(Source code of charts)
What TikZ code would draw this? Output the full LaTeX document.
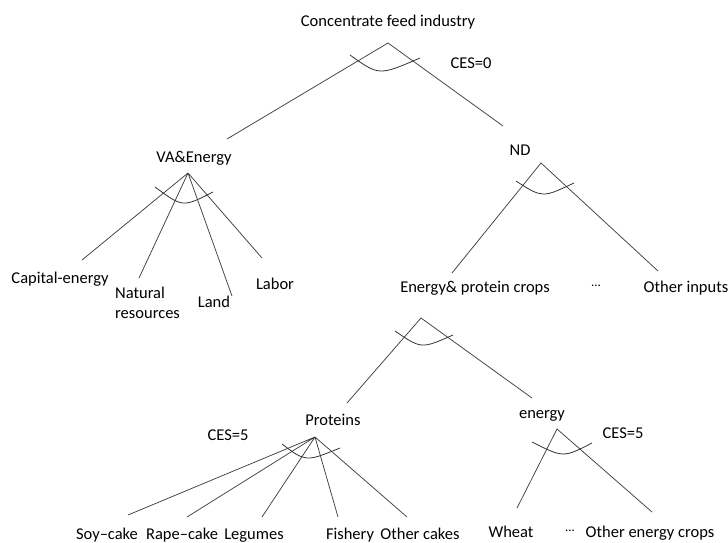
\documentclass[tikz,border=0pt]{standalone}
\usepackage{fontspec}
\setmainfont{Carlito}
\begin{document}
\begin{tikzpicture}[x=1pt,y=-1pt,
  lbl/.style={anchor=base, inner sep=0pt, text=black,
    font=\fontsize{16.5}{20}\selectfont},
  elide/.style={anchor=base, inner sep=0pt, text=black,
    font=\fontsize{13}{15}\selectfont},
  branch/.style={draw=black!75, line width=0.75pt},
  cesarc/.style={draw=black!80, line width=0.8pt}]
\useasboundingbox (0,0) rectangle (728,543);

% ---- labels ----
\node[lbl] (top)    at (388,27)  {Concentrate feed industry};
\node[lbl] (ces0)   at (471,68)  {CES=0};
\node[lbl] (va)     at (194,162) {VA\&Energy};
\node[lbl] (nd)     at (520,155) {ND};
\node[lbl] (cap)    at (60,283)  {Capital-energy};
\node[lbl, anchor=base west, align=left] (nat) at (115,318) {Natural\\resources};
\node[lbl] (land)   at (214,307) {Land};
\node[lbl] (labor)  at (275,289) {Labor};
\node[lbl] (ep)     at (475,292) {Energy\& protein crops};
\node[elide] (dots1) at (596,286) {...};
\node[lbl] (oth)    at (686,292) {Other inputs};
\node[lbl] (prot)   at (333,425) {Proteins};
\node[lbl] (ces5a)  at (228,440) {CES=5};
\node[lbl] (en)     at (542,418) {energy};
\node[lbl] (ces5b)  at (623,438) {CES=5};
\node[lbl] (soy)    at (107,539) {Soy--cake};
\node[lbl] (rape)   at (182,539) {Rape--cake};
\node[lbl] (leg)    at (254,539) {Legumes};
\node[lbl] (fish)   at (350,539) {Fishery};
\node[lbl] (ocak)   at (420,539) {Other cakes};
\node[lbl] (wheat)  at (511,537) {Wheat};
\node[elide] (dots2) at (570,531) {...};
\node[lbl] (oen)    at (650,537) {Other energy crops};

% ---- branch points and branch ends ----
\coordinate (topA) at (388,43);
\coordinate (topL) at (227,139);
\coordinate (topR) at (503,126);

\coordinate (vaA) at (188,173);
\coordinate (vaE1) at (82,260);
\coordinate (vaE2) at (139,278);
\coordinate (vaE3) at (232,296);
\coordinate (vaE4) at (262,258);

\coordinate (ndA) at (541,163);
\coordinate (ndL) at (452,273);
\coordinate (ndR) at (658,271);

\coordinate (epA) at (421,318);
\coordinate (epL) at (347,403);
\coordinate (epR) at (532,398);

\coordinate (prA) at (315,437);
\coordinate (prE1) at (128,515);
\coordinate (prE2) at (187,517);
\coordinate (prE3) at (262,517);
\coordinate (prE4) at (338,517);
\coordinate (prE5) at (407,517);

\coordinate (enA) at (557,429);
\coordinate (enL) at (517,508);
\coordinate (enR) at (652,512);

% ---- branches ----
\draw[branch] (topL) -- (topA) -- (topR);
\draw[branch] (vaA) -- (vaE1) (vaA) -- (vaE2) (vaA) -- (vaE3) (vaA) -- (vaE4);
\draw[branch] (ndL) -- (ndA) -- (ndR);
\draw[branch] (epL) -- (epA) -- (epR);
\draw[branch] (prA) -- (prE1) (prA) -- (prE2) (prA) -- (prE3) (prA) -- (prE4) (prA) -- (prE5);
\draw[branch] (enL) -- (enA) -- (enR);

% ---- substitution arcs ----
\draw[cesarc] (350,55)  .. controls (379,75.8)  .. (420,58);
\draw[cesarc] (155,187) .. controls (182.7,207.5) .. (213,192);
\draw[cesarc] (516,181) .. controls (542.3,198) .. (574,183);
\draw[cesarc] (395,331) .. controls (421.3,349) .. (453,335);
\draw[cesarc] (282,444) .. controls (305.7,462) .. (340,448);
\draw[cesarc] (532,442) .. controls (563.3,457.8) .. (592,443);
\end{tikzpicture}
\end{document}
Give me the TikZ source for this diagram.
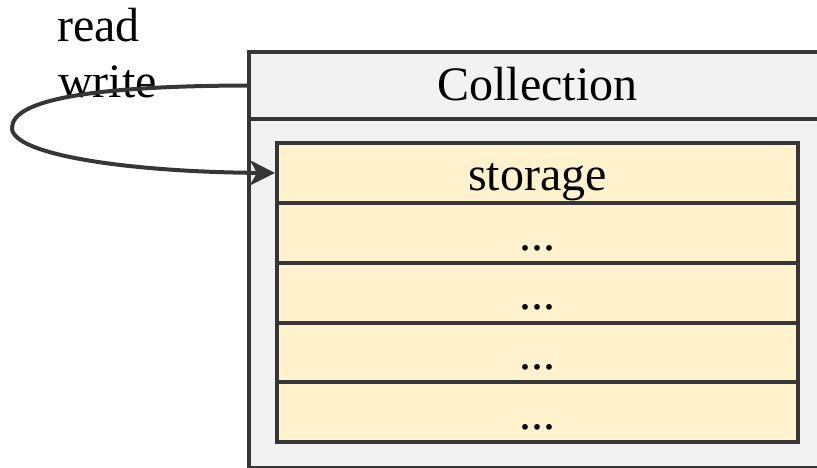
\documentclass[tikz,border=0pt]{standalone}
\usepackage{fontspec}
\setmainfont{Liberation Serif}
\usetikzlibrary{arrows.meta}
\definecolor{edge}{HTML}{363636}
\definecolor{panel}{HTML}{F2F2F2}
\definecolor{cell}{HTML}{FFF2CC}
\tikzset{
  boxline/.style={draw=edge, line width=4pt},
  panelbox/.style={boxline, fill=panel, inner sep=0pt, anchor=north west},
  centred/.style={inner sep=0pt, text height=43pt, text depth=8.6pt},
  cellbox/.style={boxline, fill=cell, centred, minimum width=521pt,
    minimum height=59.8pt},
  plain/.style={inner sep=0pt, anchor=base west},
  link/.style={draw=edge, line width=4pt, -{Stealth[length=25pt,width=25pt,inset=7pt]}},
}
\begin{document}
\begin{tikzpicture}[x=1pt, y=-1pt, font=\fontsize{48}{55}\selectfont]
  \clip (0,0) rectangle (817,468);
  % container: title bar and body
  \node[panelbox, minimum width=581pt, minimum height=349pt] (body) at (247,117) {};
  \node[panelbox, minimum width=581pt, minimum height=67pt] (head) at (247,50) {};
  \node[centred] (title) at (537.5,83.5) {Collection};
  % stacked cells
  \node[cellbox] (c1) at (537.5,173) {storage};
  \node[cellbox] (c2) at (537.5,232.8) {...};
  \node[cellbox] (c3) at (537.5,292.6) {...};
  \node[cellbox] (c4) at (537.5,352.4) {...};
  \node[cellbox] (c5) at (537.5,412.2) {...};
  % labels
  \node[plain] (lread) at (57,42) {read};
  \node[plain] (lwrite) at (58,98) {write};
  % loop from the title bar back into the first cell
  \coordinate (turn) at (12,128);
  \draw[link] (head.west) .. controls (90,86) and (12,100) .. (turn)
    .. controls (12,155) and (130,172) .. (c1.west);
\end{tikzpicture}
\end{document}
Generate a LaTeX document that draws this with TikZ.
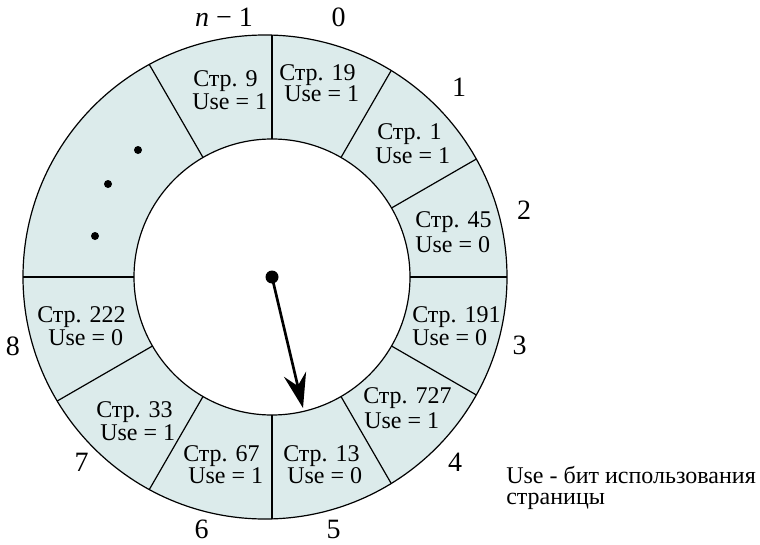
\documentclass[tikz,border=0pt]{standalone}
\usepackage{fontspec}
\setmainfont{Liberation Serif}
\usetikzlibrary{arrows.meta,calc}
\definecolor{ringfill}{RGB}{220,235,235}
\begin{document}
\begin{tikzpicture}[x=0.75pt,y=0.75pt,
  cell/.style={anchor=base west, inner sep=0pt, font=\fontsize{18}{17}\selectfont},
  num/.style={inner sep=0pt, font=\fontsize{21}{22}\selectfont},
  ring/.style={draw=black, line width=0.9pt},
  bigdot/.style={fill=black}]
\useasboundingbox (0,0) rectangle (760,544);
\coordinate (C) at (272,267);
\coordinate (O) at (265,267);
% ring
\fill[ringfill, even odd rule] (O) circle (242) (C) circle (138);
\draw[ring] (O) circle (242);
\draw[ring] (C) circle (138);
\foreach \a/\t in {90/241.9, 60/238.4, 30/235.9, 0/235, -30/235.9, -60/238.4, -90/241.9, -120/245.4, -150/248.0, 180/249, 120/245.4}
  \draw[ring] ($(C)+(\a:138)$) -- ($(C)+(\a:\t)$);
% dots
\fill[bigdot] (138,394) circle (4);
\fill[bigdot] (108,360) circle (4);
\fill[bigdot] (95,308) circle (4);
% cells
\node[cell] (s9a) at (193,457) {Стр. 9};
\node[cell] (s9b) at (192,435) {Use = 1};
\node[cell] (s0a) at (279,464) {Стр. 19};
\node[cell] (s0b) at (284,442) {Use = 1};
\node[cell] (s1a) at (377,405) {Стр. 1};
\node[cell] (s1b) at (375,381) {Use = 1};
\node[cell] (s2a) at (415,317) {Стр. 45};
\node[cell] (s2b) at (415,292) {Use = 0};
\node[cell] (s3a) at (412,222) {Стр. 191};
\node[cell] (s3b) at (412,199) {Use = 0};
\node[cell] (s4a) at (363,141) {Стр. 727};
\node[cell] (s4b) at (364,116) {Use = 1};
\node[cell] (s5a) at (283,83) {Стр. 13};
\node[cell] (s5b) at (287,61) {Use = 0};
\node[cell] (s6a) at (183,83) {Стр. 67};
\node[cell] (s6b) at (188,61) {Use = 1};
\node[cell] (s7a) at (96,127) {Стр. 33};
\node[cell] (s7b) at (100,104) {Use = 1};
\node[cell] (s8a) at (37,222) {Стр. 222};
\node[cell] (s8b) at (48,199) {Use = 0};
% index labels
\node[num] (Lnm1) at (224,526.5) {\textit{n} − 1};
\node[num] (L0) at (338.5,526.5) {0};
\node[num] (L1) at (459,457) {1};
\node[num] (L2) at (524,334) {2};
\node[num] (L3) at (519.5,199) {3};
\node[num] (L4) at (455,81.5) {4};
\node[num] (L5) at (333.5,15) {5};
\node[num] (L6) at (201.5,15) {6};
\node[num] (L7) at (81.5,81.5) {7};
\node[num] (L8) at (13,197.5) {8};
% pointer
\node[circle, fill=black, inner sep=0pt, minimum size=9.75pt] (hub) at (C) {};
\coordinate (tip) at (303,136);
\draw[line width=2pt, -{Stealth[length=26pt,width=17pt,inset=9pt]}] (hub.center) -- (tip);
% legend
\node[anchor=north west, inner sep=0pt, align=left, font=\fontsize{18}{16.3}\selectfont] (legend) at (506,78.4) {Use - бит использования\\страницы};
\end{tikzpicture}
\end{document}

* [Given problem]
Your task is to reproduce the entries above word for word, from the first line through the line with "(0,0) rectangle (728,543);", and please leave out any pictures.

* [Written solution]
What TikZ code would draw this? Output the full LaTeX document.
\documentclass[tikz,border=0pt]{standalone}
\usepackage{fontspec}
\setmainfont{Carlito}
\begin{document}
\begin{tikzpicture}[x=1pt,y=-1pt,
  lbl/.style={anchor=base, inner sep=0pt, text=black,
    font=\fontsize{16.5}{20}\selectfont},
  elide/.style={anchor=base, inner sep=0pt, text=black,
    font=\fontsize{13}{15}\selectfont},
  branch/.style={draw=black!75, line width=0.75pt},
  cesarc/.style={draw=black!80, line width=0.8pt}]
\useasboundingbox (0,0) rectangle (728,543);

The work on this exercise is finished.